### Challenge
Take every line from the first down to the line with "(0,0) rectangle (500,356);" and set it down exactly, without the pictures.

### Data provided
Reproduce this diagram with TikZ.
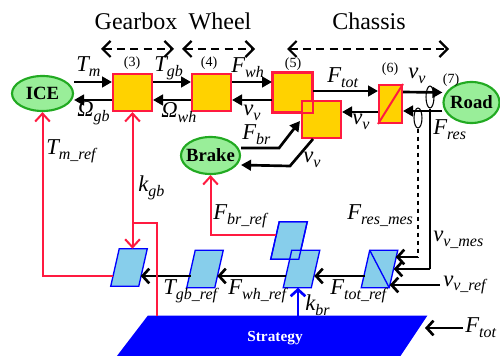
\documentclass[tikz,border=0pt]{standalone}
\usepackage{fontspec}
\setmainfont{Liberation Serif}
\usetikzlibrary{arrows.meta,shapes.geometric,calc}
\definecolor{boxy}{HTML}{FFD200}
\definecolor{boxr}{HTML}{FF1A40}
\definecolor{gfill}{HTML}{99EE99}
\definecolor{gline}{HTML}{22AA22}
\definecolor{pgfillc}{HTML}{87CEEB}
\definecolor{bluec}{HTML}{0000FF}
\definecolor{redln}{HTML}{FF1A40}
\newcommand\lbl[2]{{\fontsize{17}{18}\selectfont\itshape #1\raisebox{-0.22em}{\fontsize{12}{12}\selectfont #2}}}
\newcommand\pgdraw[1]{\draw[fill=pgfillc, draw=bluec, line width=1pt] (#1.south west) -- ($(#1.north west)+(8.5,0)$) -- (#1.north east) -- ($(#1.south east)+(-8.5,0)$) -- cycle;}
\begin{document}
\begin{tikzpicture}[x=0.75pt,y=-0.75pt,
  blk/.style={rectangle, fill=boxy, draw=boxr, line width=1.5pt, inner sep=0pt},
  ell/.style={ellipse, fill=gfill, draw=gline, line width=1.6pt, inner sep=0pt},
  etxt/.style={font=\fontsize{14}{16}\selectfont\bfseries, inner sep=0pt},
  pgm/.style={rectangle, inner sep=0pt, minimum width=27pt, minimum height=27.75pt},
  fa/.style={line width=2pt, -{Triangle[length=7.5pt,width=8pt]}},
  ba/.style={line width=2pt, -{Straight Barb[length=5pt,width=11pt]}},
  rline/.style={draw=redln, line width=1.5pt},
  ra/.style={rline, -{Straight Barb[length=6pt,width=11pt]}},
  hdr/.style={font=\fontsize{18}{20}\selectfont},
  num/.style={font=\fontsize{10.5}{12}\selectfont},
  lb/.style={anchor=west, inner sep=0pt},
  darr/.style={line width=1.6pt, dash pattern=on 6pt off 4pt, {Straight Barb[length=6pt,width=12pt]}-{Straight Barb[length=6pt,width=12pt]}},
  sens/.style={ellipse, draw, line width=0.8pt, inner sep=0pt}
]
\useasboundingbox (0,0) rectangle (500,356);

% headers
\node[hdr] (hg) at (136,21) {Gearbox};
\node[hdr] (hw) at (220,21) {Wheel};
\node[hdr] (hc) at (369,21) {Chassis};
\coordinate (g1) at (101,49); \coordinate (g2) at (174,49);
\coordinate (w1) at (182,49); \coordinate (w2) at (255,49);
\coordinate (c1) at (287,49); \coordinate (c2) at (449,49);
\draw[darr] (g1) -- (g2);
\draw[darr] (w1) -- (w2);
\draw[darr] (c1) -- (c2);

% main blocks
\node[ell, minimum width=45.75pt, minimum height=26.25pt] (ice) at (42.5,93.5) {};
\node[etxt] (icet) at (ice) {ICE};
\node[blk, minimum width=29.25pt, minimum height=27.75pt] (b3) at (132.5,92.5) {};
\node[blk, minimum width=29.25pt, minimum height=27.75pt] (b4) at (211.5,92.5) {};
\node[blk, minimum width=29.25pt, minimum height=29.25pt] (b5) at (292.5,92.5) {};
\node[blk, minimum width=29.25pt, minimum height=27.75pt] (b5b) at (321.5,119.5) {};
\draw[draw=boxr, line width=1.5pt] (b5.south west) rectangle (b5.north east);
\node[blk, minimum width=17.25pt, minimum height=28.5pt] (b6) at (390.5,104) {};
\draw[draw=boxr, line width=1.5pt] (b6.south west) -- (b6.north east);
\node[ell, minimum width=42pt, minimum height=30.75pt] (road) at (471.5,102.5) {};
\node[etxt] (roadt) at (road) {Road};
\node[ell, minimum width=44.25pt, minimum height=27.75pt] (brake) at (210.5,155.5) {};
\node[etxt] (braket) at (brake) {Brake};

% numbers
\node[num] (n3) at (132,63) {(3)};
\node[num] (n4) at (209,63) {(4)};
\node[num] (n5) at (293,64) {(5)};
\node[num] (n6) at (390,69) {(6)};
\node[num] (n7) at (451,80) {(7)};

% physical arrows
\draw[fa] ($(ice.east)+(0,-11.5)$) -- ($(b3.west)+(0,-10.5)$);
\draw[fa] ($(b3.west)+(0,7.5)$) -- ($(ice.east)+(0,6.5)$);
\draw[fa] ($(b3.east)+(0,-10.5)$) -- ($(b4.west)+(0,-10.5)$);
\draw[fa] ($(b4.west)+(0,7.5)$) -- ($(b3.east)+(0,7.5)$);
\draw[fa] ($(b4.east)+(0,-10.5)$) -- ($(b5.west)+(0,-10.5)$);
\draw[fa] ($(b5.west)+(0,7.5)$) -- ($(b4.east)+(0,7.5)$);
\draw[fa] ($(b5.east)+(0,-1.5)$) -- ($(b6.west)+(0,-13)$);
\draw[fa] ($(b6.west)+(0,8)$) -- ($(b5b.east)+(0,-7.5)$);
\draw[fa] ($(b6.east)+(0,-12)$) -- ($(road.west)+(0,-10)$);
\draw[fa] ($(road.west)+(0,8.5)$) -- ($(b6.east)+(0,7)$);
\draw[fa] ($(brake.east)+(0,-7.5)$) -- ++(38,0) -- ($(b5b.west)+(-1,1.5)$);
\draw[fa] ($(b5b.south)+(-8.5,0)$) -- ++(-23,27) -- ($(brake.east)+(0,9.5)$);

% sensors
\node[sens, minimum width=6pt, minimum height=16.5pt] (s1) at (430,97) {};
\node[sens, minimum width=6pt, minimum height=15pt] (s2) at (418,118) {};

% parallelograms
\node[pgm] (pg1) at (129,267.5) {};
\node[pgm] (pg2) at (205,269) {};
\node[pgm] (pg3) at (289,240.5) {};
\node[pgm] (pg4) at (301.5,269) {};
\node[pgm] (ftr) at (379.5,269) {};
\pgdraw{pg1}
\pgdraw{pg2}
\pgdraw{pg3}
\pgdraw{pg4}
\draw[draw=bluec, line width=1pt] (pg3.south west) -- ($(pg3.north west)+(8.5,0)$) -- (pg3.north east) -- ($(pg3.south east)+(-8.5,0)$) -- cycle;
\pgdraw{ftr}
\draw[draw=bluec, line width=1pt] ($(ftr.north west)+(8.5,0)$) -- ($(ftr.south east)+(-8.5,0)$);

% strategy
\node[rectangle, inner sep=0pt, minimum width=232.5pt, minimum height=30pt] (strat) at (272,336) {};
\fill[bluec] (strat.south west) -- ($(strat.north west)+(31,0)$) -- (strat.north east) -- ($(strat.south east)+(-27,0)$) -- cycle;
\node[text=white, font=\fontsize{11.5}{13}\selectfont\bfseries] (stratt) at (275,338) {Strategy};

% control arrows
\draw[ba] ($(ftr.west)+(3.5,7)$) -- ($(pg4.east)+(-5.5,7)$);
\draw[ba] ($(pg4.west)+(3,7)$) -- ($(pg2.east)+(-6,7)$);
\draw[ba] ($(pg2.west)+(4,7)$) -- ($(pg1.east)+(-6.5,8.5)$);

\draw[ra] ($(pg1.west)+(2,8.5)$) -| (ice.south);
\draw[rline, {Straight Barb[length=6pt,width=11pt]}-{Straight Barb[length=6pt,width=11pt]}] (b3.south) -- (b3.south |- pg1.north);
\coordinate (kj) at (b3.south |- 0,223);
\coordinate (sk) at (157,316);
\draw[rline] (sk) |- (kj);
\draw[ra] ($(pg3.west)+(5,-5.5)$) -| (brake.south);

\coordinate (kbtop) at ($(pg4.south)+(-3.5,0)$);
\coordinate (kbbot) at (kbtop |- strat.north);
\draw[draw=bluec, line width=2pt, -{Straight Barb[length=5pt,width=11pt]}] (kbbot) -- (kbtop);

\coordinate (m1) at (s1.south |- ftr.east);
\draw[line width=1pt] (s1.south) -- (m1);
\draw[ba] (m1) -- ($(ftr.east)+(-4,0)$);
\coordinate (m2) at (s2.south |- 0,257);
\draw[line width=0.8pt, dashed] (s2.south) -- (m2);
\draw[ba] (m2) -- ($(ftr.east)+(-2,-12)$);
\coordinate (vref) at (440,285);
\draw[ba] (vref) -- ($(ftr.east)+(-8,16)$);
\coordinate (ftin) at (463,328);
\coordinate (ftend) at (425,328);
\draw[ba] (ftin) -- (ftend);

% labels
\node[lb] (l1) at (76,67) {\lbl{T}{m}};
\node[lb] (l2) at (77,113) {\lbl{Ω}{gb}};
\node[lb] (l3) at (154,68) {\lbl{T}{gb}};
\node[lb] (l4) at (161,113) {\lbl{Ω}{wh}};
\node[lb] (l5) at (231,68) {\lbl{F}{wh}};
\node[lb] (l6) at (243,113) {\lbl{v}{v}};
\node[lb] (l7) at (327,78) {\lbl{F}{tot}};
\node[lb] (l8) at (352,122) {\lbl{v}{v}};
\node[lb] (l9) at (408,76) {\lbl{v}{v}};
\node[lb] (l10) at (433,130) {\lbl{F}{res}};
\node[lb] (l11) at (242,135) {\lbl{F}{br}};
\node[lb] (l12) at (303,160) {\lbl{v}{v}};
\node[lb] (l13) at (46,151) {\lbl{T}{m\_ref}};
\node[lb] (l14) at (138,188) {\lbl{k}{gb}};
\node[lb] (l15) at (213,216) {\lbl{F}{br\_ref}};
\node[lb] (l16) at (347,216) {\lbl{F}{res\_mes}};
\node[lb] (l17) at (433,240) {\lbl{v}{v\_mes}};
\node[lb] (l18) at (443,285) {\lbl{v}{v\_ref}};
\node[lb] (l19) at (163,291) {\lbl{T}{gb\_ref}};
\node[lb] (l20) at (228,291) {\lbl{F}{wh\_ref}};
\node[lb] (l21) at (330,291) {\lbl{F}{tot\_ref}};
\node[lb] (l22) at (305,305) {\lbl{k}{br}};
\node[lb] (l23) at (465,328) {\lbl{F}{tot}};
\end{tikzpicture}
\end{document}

### Worked answer
Reproduce this diagram with TikZ.
\documentclass[tikz,border=0pt]{standalone}
\usepackage{fontspec}
\setmainfont{Liberation Serif}
\usetikzlibrary{arrows.meta,shapes.geometric,calc}
\definecolor{boxy}{HTML}{FFD200}
\definecolor{boxr}{HTML}{FF1A40}
\definecolor{gfill}{HTML}{99EE99}
\definecolor{gline}{HTML}{22AA22}
\definecolor{pgfillc}{HTML}{87CEEB}
\definecolor{bluec}{HTML}{0000FF}
\definecolor{redln}{HTML}{FF1A40}
\newcommand\lbl[2]{{\fontsize{17}{18}\selectfont\itshape #1\raisebox{-0.22em}{\fontsize{12}{12}\selectfont #2}}}
\newcommand\pgdraw[1]{\draw[fill=pgfillc, draw=bluec, line width=1pt] (#1.south west) -- ($(#1.north west)+(8.5,0)$) -- (#1.north east) -- ($(#1.south east)+(-8.5,0)$) -- cycle;}
\begin{document}
\begin{tikzpicture}[x=0.75pt,y=-0.75pt,
  blk/.style={rectangle, fill=boxy, draw=boxr, line width=1.5pt, inner sep=0pt},
  ell/.style={ellipse, fill=gfill, draw=gline, line width=1.6pt, inner sep=0pt},
  etxt/.style={font=\fontsize{14}{16}\selectfont\bfseries, inner sep=0pt},
  pgm/.style={rectangle, inner sep=0pt, minimum width=27pt, minimum height=27.75pt},
  fa/.style={line width=2pt, -{Triangle[length=7.5pt,width=8pt]}},
  ba/.style={line width=2pt, -{Straight Barb[length=5pt,width=11pt]}},
  rline/.style={draw=redln, line width=1.5pt},
  ra/.style={rline, -{Straight Barb[length=6pt,width=11pt]}},
  hdr/.style={font=\fontsize{18}{20}\selectfont},
  num/.style={font=\fontsize{10.5}{12}\selectfont},
  lb/.style={anchor=west, inner sep=0pt},
  darr/.style={line width=1.6pt, dash pattern=on 6pt off 4pt, {Straight Barb[length=6pt,width=12pt]}-{Straight Barb[length=6pt,width=12pt]}},
  sens/.style={ellipse, draw, line width=0.8pt, inner sep=0pt}
]
\useasboundingbox (0,0) rectangle (500,356);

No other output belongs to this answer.